Vladimir Nabokov

NABOKV-L post 0019859, Wed, 21 Apr 2010 11:08:54 -0400

Subject
Re: QUERY: Elysian mash-up
Date
Body
Gary,
I discussed this passage extensively back in 2007 here:
http://listserv.ucsb.edu/lsv-cgi-bin/wa?A2=ind0710&L=nabokv-l&P=5214

I reserve the right to recant some of what I said there, but we agree that Shade must have had Hazel in mind when he wrote the passage. It's an odd choice, no? Why recast your dead daughter as someone else's dead wife? By turning Hazel into mere poetic material, doesn't he cheapen the grief he's established in Canto Two? I like your use of "mash-up," which of course describes not just this passage but the whole novel.

Let me share one very tenuous connection to this passage, which may or may not be valid. In 1959, just as VN was preparing to write PF, Mary Shelley's suppressed novel Mathilda was published for the first time, in an edition edited by Elizabeth Nitchie. The edition includes parts of a previous draft, a framing device (later abandoned) set in the Elysian Gardens (classical architecture and a fountain in the middle). Here we find souls "who having just escaped from care & pain have not yet recovered full sense of enjoyment," which seems likewise to be the case for the two wives in Shade's scene. Observing a group of "disciples" gathered under the fountain, the narrator is drawn to "a woman of about 23 years of age [Hazel's age when she died] in the full enjoyment of the most exquisite beauty [opposite of Hazel], her golden hair [like the wives in Shade's scene] floated in ringlets on her shoulders--her hazle eyes were shaded by heavy lids [hazle...shade] . . . But she appeared thoughtful and unhappy [again like the two wives]." Could this be the inspiration for Shade's scene?
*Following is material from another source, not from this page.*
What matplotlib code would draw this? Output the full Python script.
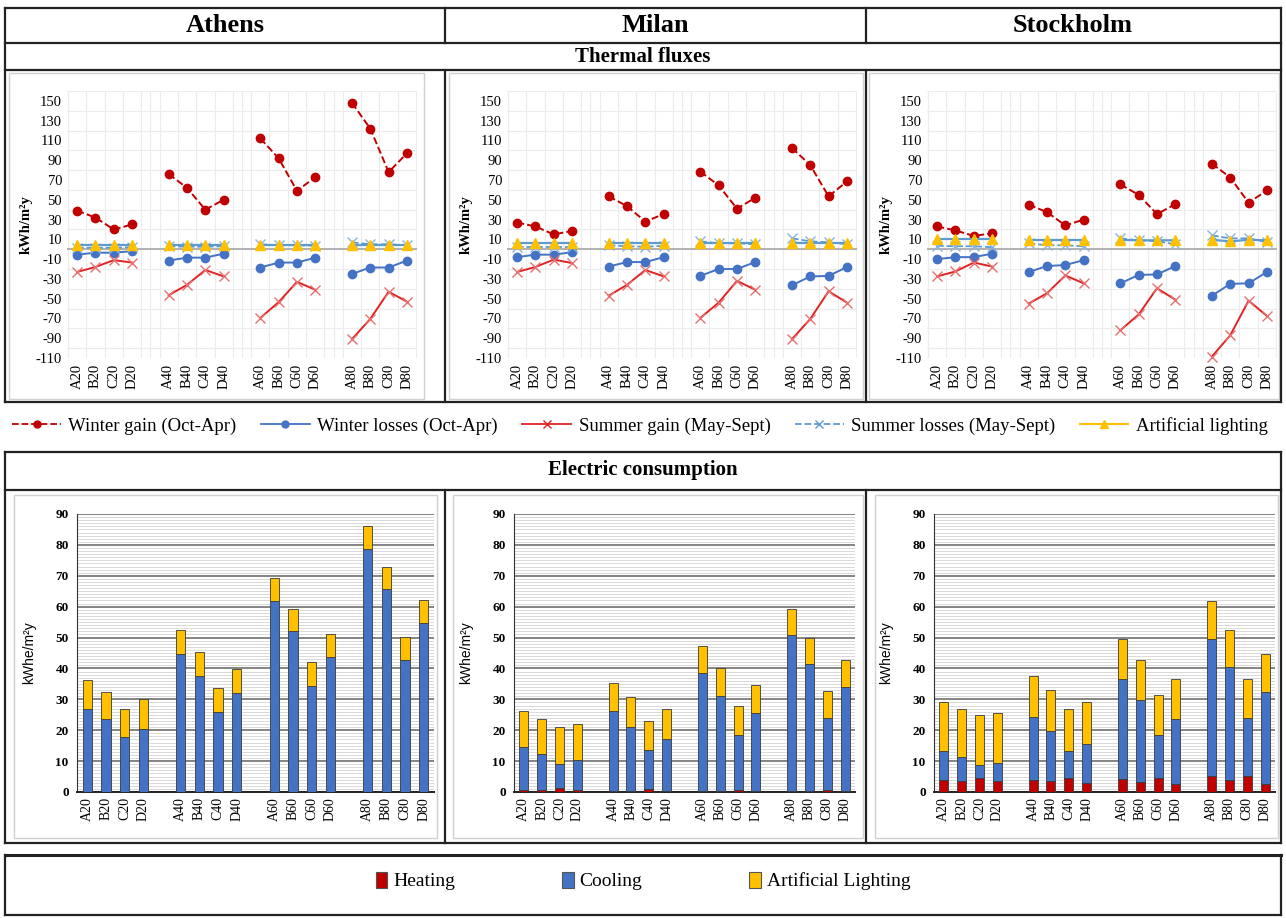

This woman turns out to be Matilda, and her narration makes up the novel proper. Later in the Elysian scene, she tells of how on Earth "My passions were there my all to me and the hopeless misery that possessed me shut all love & all images of beauty from my soul--Nature was to me as the blackest night & if rays of loveliness ever strayed into my darkness it was only to draw bitter tears of hopeless anguish from my eyes [like Hazel's pained smiles?]." Matilda, like John Shade, was raised by her aunt (her mother died in childbirth and her father, heartbroken, abandoned her because she reminded him of his loss). When her father returns, Matilda is about the age of her mother when she died, and of course she looks just like her, so the father falls in love with her [see Catskin and many other incest tales], can't bear it, and commits suicide by throwing himself off a cliff into the sea. Matilda never recovers and ends up wandering the countryside, exposed to wind and rain, and dies of the illness brought on by the exposure. Leading up to her death, she is joyful because "I shall be with my father." Another quote:

"You [her one friend, Woodville], never regarded me as one of this world, but rather as a being, who for some penance was sent from the Kingdom of Shadows; and she passed a few days weeping on the earth and longing to return to her native soil." [Compare to description of Hazel in lines 337-356.]

And finally: "I go from this world where he is no longer and soon I shall meet him in another" (which reminds me, in a reversed way, of Hazel's appearance as the Red Admiral--replacing her mother, Sybil--as Shade's life, or personality, is about to run out).

Wish I could say something about the earrings and the emerald case, but I haven't made that connection. Sloughed cicada cases, by the way, do not retain the emerald coloring of the live cicada; all the ones I have seen are dull gray.